> **What to work on**
Write out the listing below again, precisely as it is given.

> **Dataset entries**
■ ■ ■
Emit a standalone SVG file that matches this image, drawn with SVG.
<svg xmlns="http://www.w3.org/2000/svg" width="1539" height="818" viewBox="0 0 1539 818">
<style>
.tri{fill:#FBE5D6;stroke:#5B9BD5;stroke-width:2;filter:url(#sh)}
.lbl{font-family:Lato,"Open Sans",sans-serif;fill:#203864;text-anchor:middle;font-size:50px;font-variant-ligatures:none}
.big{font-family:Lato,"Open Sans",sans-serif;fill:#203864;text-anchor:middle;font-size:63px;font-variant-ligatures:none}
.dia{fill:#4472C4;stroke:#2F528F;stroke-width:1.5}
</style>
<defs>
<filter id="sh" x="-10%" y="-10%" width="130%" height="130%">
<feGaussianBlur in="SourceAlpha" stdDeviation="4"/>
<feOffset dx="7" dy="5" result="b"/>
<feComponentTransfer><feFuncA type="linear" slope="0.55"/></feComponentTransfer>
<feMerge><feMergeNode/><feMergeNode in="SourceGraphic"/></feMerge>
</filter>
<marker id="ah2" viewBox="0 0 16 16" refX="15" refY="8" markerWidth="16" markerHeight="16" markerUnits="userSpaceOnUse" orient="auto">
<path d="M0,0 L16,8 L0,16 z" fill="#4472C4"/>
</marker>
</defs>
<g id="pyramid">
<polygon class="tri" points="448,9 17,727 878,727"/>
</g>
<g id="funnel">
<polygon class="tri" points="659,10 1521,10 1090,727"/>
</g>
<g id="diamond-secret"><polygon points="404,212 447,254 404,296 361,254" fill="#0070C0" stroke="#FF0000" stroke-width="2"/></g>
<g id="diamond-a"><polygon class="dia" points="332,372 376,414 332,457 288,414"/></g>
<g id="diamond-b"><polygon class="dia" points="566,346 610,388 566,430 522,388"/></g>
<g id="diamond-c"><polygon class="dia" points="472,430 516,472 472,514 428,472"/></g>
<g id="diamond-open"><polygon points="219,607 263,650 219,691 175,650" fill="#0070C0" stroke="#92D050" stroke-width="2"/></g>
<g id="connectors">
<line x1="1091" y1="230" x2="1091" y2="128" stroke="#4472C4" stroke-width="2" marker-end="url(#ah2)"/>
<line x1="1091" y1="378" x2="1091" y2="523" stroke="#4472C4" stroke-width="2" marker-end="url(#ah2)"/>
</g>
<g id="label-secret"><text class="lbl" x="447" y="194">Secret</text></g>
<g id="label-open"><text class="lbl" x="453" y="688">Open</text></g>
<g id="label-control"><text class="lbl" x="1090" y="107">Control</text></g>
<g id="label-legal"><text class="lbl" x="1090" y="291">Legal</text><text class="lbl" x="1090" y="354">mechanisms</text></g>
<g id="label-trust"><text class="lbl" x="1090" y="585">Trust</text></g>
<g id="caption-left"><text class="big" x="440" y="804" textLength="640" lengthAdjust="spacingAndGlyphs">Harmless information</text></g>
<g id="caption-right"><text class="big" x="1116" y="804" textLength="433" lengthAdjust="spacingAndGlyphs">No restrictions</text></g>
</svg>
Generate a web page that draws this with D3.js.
■ ■ ■
> **Full answer**
Emit a standalone SVG file that matches this image, drawn with SVG.
<svg xmlns="http://www.w3.org/2000/svg" width="1539" height="818" viewBox="0 0 1539 818">
<style>
.tri{fill:#FBE5D6;stroke:#5B9BD5;stroke-width:2;filter:url(#sh)}
.lbl{font-family:Lato,"Open Sans",sans-serif;fill:#203864;text-anchor:middle;font-size:50px;font-variant-ligatures:none}
.big{font-family:Lato,"Open Sans",sans-serif;fill:#203864;text-anchor:middle;font-size:63px;font-variant-ligatures:none}
.dia{fill:#4472C4;stroke:#2F528F;stroke-width:1.5}
</style>
<defs>
<filter id="sh" x="-10%" y="-10%" width="130%" height="130%">
<feGaussianBlur in="SourceAlpha" stdDeviation="4"/>
<feOffset dx="7" dy="5" result="b"/>
<feComponentTransfer><feFuncA type="linear" slope="0.55"/></feComponentTransfer>
<feMerge><feMergeNode/><feMergeNode in="SourceGraphic"/></feMerge>
</filter>
<marker id="ah2" viewBox="0 0 16 16" refX="15" refY="8" markerWidth="16" markerHeight="16" markerUnits="userSpaceOnUse" orient="auto">
<path d="M0,0 L16,8 L0,16 z" fill="#4472C4"/>
</marker>
</defs>
<g id="pyramid">
<polygon class="tri" points="448,9 17,727 878,727"/>
</g>
<g id="funnel">
<polygon class="tri" points="659,10 1521,10 1090,727"/>
</g>
<g id="diamond-secret"><polygon points="404,212 447,254 404,296 361,254" fill="#0070C0" stroke="#FF0000" stroke-width="2"/></g>
<g id="diamond-a"><polygon class="dia" points="332,372 376,414 332,457 288,414"/></g>
<g id="diamond-b"><polygon class="dia" points="566,346 610,388 566,430 522,388"/></g>
<g id="diamond-c"><polygon class="dia" points="472,430 516,472 472,514 428,472"/></g>
<g id="diamond-open"><polygon points="219,607 263,650 219,691 175,650" fill="#0070C0" stroke="#92D050" stroke-width="2"/></g>
<g id="connectors">
<line x1="1091" y1="230" x2="1091" y2="128" stroke="#4472C4" stroke-width="2" marker-end="url(#ah2)"/>
<line x1="1091" y1="378" x2="1091" y2="523" stroke="#4472C4" stroke-width="2" marker-end="url(#ah2)"/>
</g>
<g id="label-secret"><text class="lbl" x="447" y="194">Secret</text></g>
<g id="label-open"><text class="lbl" x="453" y="688">Open</text></g>
<g id="label-control"><text class="lbl" x="1090" y="107">Control</text></g>
<g id="label-legal"><text class="lbl" x="1090" y="291">Legal</text><text class="lbl" x="1090" y="354">mechanisms</text></g>
<g id="label-trust"><text class="lbl" x="1090" y="585">Trust</text></g>
<g id="caption-left"><text class="big" x="440" y="804" textLength="640" lengthAdjust="spacingAndGlyphs">Harmless information</text></g>
<g id="caption-right"><text class="big" x="1116" y="804" textLength="433" lengthAdjust="spacingAndGlyphs">No restrictions</text></g>
</svg>
Generate a web page that draws this with D3.js.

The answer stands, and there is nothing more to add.